### What the exercise asks
Return the lines below exactly, from the first line to the line that contains "(0,0) rectangle (624,375);". Leave out pictures.

### Supplied data
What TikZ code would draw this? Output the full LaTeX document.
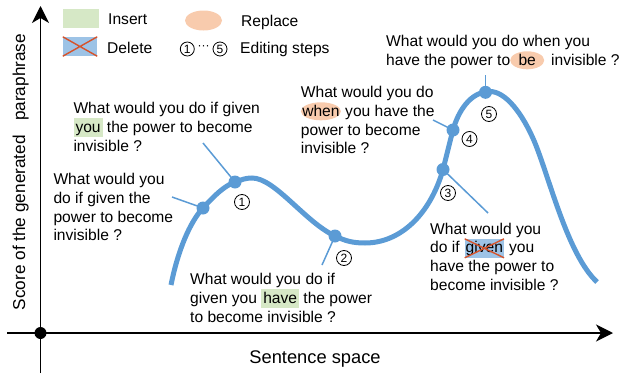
\documentclass[tikz,border=0pt]{standalone}
\usepackage{fontspec}
\setmainfont{Liberation Sans}
\usetikzlibrary{arrows.meta}
\definecolor{curveblue}{RGB}{91,155,213}
\definecolor{insgreen}{RGB}{214,232,198}
\definecolor{delblue}{RGB}{157,195,230}
\definecolor{delred}{RGB}{214,84,44}
\definecolor{reporange}{RGB}{248,203,173}
\newcommand\hlins[1]{\tikz[baseline=(X.base)]\node[fill=insgreen,inner xsep=2pt,inner ysep=2.5pt,text height=11.5pt,text depth=2.5pt,outer sep=0pt](X){#1};}
\newcommand\hldel[1]{\tikz[baseline=(X.base)]{\node[fill=delblue,inner xsep=1pt,inner ysep=2.5pt,text height=11.5pt,text depth=2.5pt,outer sep=0pt](X){#1};\draw[delred,line width=1.4pt](X.north west)--(X.south east)(X.north east)--(X.south west);}}
\newcommand\hlrep[3]{\tikz[baseline=0pt]{\fill[reporange](0pt,5pt) ellipse (#1 and #2);\node[anchor=base,inner sep=0pt] at (0pt,0pt){#3};}}
\begin{document}
\begin{tikzpicture}[x=1pt,y=-1pt,
  font=\fontsize{15.6}{18.8}\selectfont,
  txt/.style={anchor=north west,inner sep=0pt,align=left},
  lbl/.style={anchor=base west,inner sep=0pt},
  conn/.style={curveblue,line width=1.5pt},
  dotn/.style={circle,fill=curveblue,inner sep=0pt,minimum size=13pt},
  stepn/.style={circle,draw,line width=0.8pt,inner sep=0pt,minimum size=15pt,font=\fontsize{12}{12}\selectfont},
  axisline/.style={line width=1.2pt},
  tip/.style={-{Stealth[length=17pt,width=17pt,inset=5pt]}}]
\useasboundingbox (0,0) rectangle (624,375);

% axes
\coordinate (xs) at (7,333);
\coordinate (xe) at (613,333);
\coordinate (ys) at (40.5,373);
\coordinate (ye) at (40.5,6);
\draw[axisline,tip] (xs) -- (xe);
\draw[axisline,tip] (ys) -- (ye);
\node[circle,fill=black,inner sep=0pt,minimum size=12pt] (origin) at (40.5,333) {};
\node[anchor=base,inner sep=0pt,rotate=90,font=\fontsize{17.2}{20}\selectfont] (ylab) at (25,172) {Score of the generated \ \ paraphrase};
\node[anchor=base,inner sep=0pt,font=\fontsize{18.3}{20}\selectfont] (xlab) at (315,363) {Sentence space};

% legend
\node[fill=insgreen,inner sep=0pt,minimum width=36pt,minimum height=19pt] (legins) at (81,18.5) {};
\node[lbl] (leginst) at (108,24) {Insert};
\node[fill=delblue,inner sep=0pt,minimum width=34pt,minimum height=19pt] (legdel) at (80,46.5) {};
\draw[delred,line width=1.4pt] (legdel.north west) -- (legdel.south east) (legdel.north east) -- (legdel.south west);
\node[lbl] (legdelt) at (107,53.5) {Delete};
\fill[reporange] (203.5,20.5) ellipse (18.5 and 10);
\node[lbl] (legrept) at (241,26.5) {Replace};
\node[stepn,minimum size=14pt] (legs1) at (187.3,49) {1};
\node[stepn,minimum size=14pt] (legs5) at (220,49) {5};
\node[inner sep=0pt,font=\fontsize{12}{12}\selectfont] (legdots) at (203.6,48) {···};
\node[lbl] (legstept) at (240,53.5) {Editing steps};

% curve
\draw[curveblue,line width=5pt]
 (171,285) .. controls (178,250) and (190,222) .. (203,208)
 .. controls (214,196) and (224,186) .. (235,182)
 .. controls (242,179.5) and (246,178) .. (252,178)
 .. controls (275,178) and (305,222) .. (335,236)
 .. controls (345,240.7) and (352,243) .. (365,243)
 .. controls (400,243) and (430,215) .. (443,169.5)
 .. controls (446,158) and (449.5,143) .. (453,130)
 .. controls (458,112) and (470,91.5) .. (490,91.5)
 .. controls (505,91.5) and (522,112) .. (535,143)
 .. controls (550,180) and (568,255) .. (597,282);

% dots on curve
\node[dotn] (d0) at (203,208) {};
\node[dotn] (d1) at (235,182) {};
\node[dotn] (d2) at (335,236) {};
\node[dotn] (d3) at (443,169.5) {};
\node[dotn] (d4) at (453,130) {};
\node[dotn] (d5) at (485.5,92.3) {};

% connector free ends
\coordinate (c0) at (172,197);
\coordinate (c1) at (203,143);
\coordinate (c2) at (322,265);
\coordinate (c3) at (488,213);
\coordinate (c4) at (433,120);
\coordinate (c5) at (485.5,75);
\draw[conn] (d0.center) -- (c0);
\draw[conn] (d1.center) -- (c1);
\draw[conn] (d2.center) -- (c2);
\draw[conn] (d3.center) -- (c3);
\draw[conn] (d4.center) -- (c4);
\draw[conn] (d5.center) -- (c5);

% step numbers
\node[stepn] (s1) at (242,202) {1};
\node[stepn] (s2) at (344,258) {2};
\node[stepn] (s3) at (448,193) {3};
\node[stepn] (s4) at (469.5,139) {4};
\node[stepn] (s5) at (489,114) {5};

% sentences
\node[txt] (t0) at (53.3,173) {What would you\\do if given the\\power to become\\invisible ?};
\node[txt] (t1) at (73.3,102) {What would you do if given\\\hlins{you} the power to become\\invisible ?};
\node[txt] (t2) at (190,273) {What would you do if\\given you \hlins{have} the power\\to become invisible ?};
\node[txt] (t3) at (430,222.5) {What would you\\do if \hldel{given} you\\have the power to\\become invisible ?};
\node[txt] (t4) at (300.7,86) {What would you do\\\hlrep{20pt}{9pt}{when} you have the\\power to become\\invisible ?};
\node[txt] (t5) at (386,35) {What would you do when you\\have the power to\hlrep{17pt}{9pt}{be} \,invisible ?};
\end{tikzpicture}
\end{document}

### Solution for this task
What TikZ code would draw this? Output the full LaTeX document.
\documentclass[tikz,border=0pt]{standalone}
\usepackage{fontspec}
\setmainfont{Liberation Sans}
\usetikzlibrary{arrows.meta}
\definecolor{curveblue}{RGB}{91,155,213}
\definecolor{insgreen}{RGB}{214,232,198}
\definecolor{delblue}{RGB}{157,195,230}
\definecolor{delred}{RGB}{214,84,44}
\definecolor{reporange}{RGB}{248,203,173}
\newcommand\hlins[1]{\tikz[baseline=(X.base)]\node[fill=insgreen,inner xsep=2pt,inner ysep=2.5pt,text height=11.5pt,text depth=2.5pt,outer sep=0pt](X){#1};}
\newcommand\hldel[1]{\tikz[baseline=(X.base)]{\node[fill=delblue,inner xsep=1pt,inner ysep=2.5pt,text height=11.5pt,text depth=2.5pt,outer sep=0pt](X){#1};\draw[delred,line width=1.4pt](X.north west)--(X.south east)(X.north east)--(X.south west);}}
\newcommand\hlrep[3]{\tikz[baseline=0pt]{\fill[reporange](0pt,5pt) ellipse (#1 and #2);\node[anchor=base,inner sep=0pt] at (0pt,0pt){#3};}}
\begin{document}
\begin{tikzpicture}[x=1pt,y=-1pt,
  font=\fontsize{15.6}{18.8}\selectfont,
  txt/.style={anchor=north west,inner sep=0pt,align=left},
  lbl/.style={anchor=base west,inner sep=0pt},
  conn/.style={curveblue,line width=1.5pt},
  dotn/.style={circle,fill=curveblue,inner sep=0pt,minimum size=13pt},
  stepn/.style={circle,draw,line width=0.8pt,inner sep=0pt,minimum size=15pt,font=\fontsize{12}{12}\selectfont},
  axisline/.style={line width=1.2pt},
  tip/.style={-{Stealth[length=17pt,width=17pt,inset=5pt]}}]
\useasboundingbox (0,0) rectangle (624,375);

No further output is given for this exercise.